Released: 24-Apr-2017 9:00 AM EDT

Source Newsroom: Wake Forest University

  • Credit: WFU/Ken Bennett

Newswise — It might be as simple as this: Eat beets, exercise and watch the health of your brain improve!

New research by scientists at Wake Forest University found that, as compared to exercise alone, adding a beet root juice supplement to exercise resulted in brain connectivity that closely resembles what you see in younger adults. The study was published in the Journals of Gerontology: Medical Sciences.

Beets are high in dietary nitrate, which the body converts to nitrite and then nitric oxide. Nitric oxide increases blood flow and targets areas that are especially in need.

Just plain exercise increases blood flow to the brain, so the shot of nitric oxide from the beet juice amplifies the effect.

Numerous studies have linked the nitrate in beets to better exercise performance across age groups, greater blood flow to the brain, and improvement in conditions ranging from chronic obstructive pulmonary disease (COPD) to diabetes to hypertension.

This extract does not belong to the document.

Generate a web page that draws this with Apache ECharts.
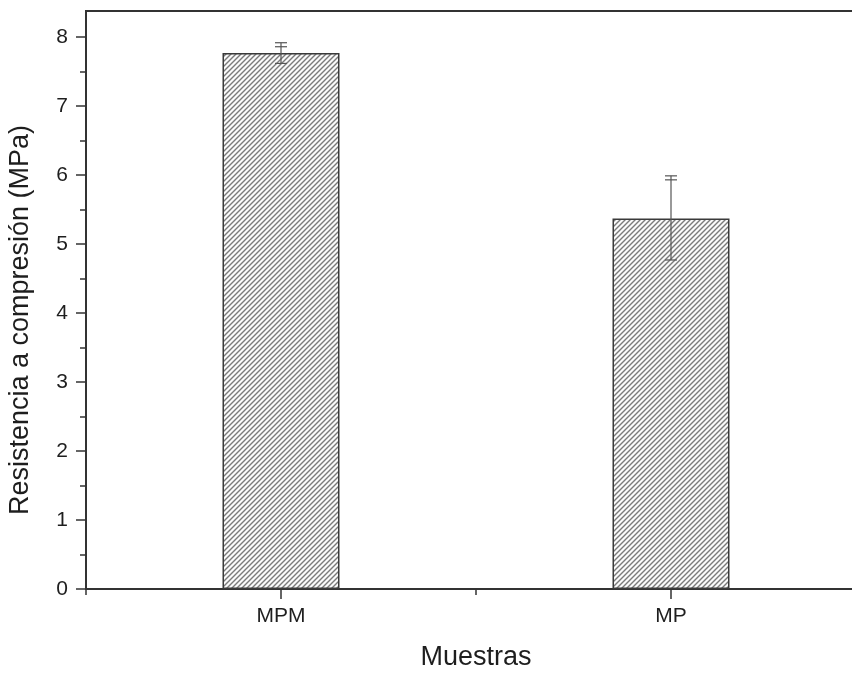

But this is the first to suggest that beet juice might actually enhance the effect that exercise training has on the aging brain.

And it’s just one more reason to add beets to your diet, and more evidence that a diet consisting of a lot of fruits and vegetables can contribute to overall good health.

Don’t like beets? You’re not alone.

“No one loves beet juice,” said Daniel Kim-Shapiro, physics professor, director of the Translational Science Center at Wake Forest and co-author of the study. “Well, I do. I down the stuff.”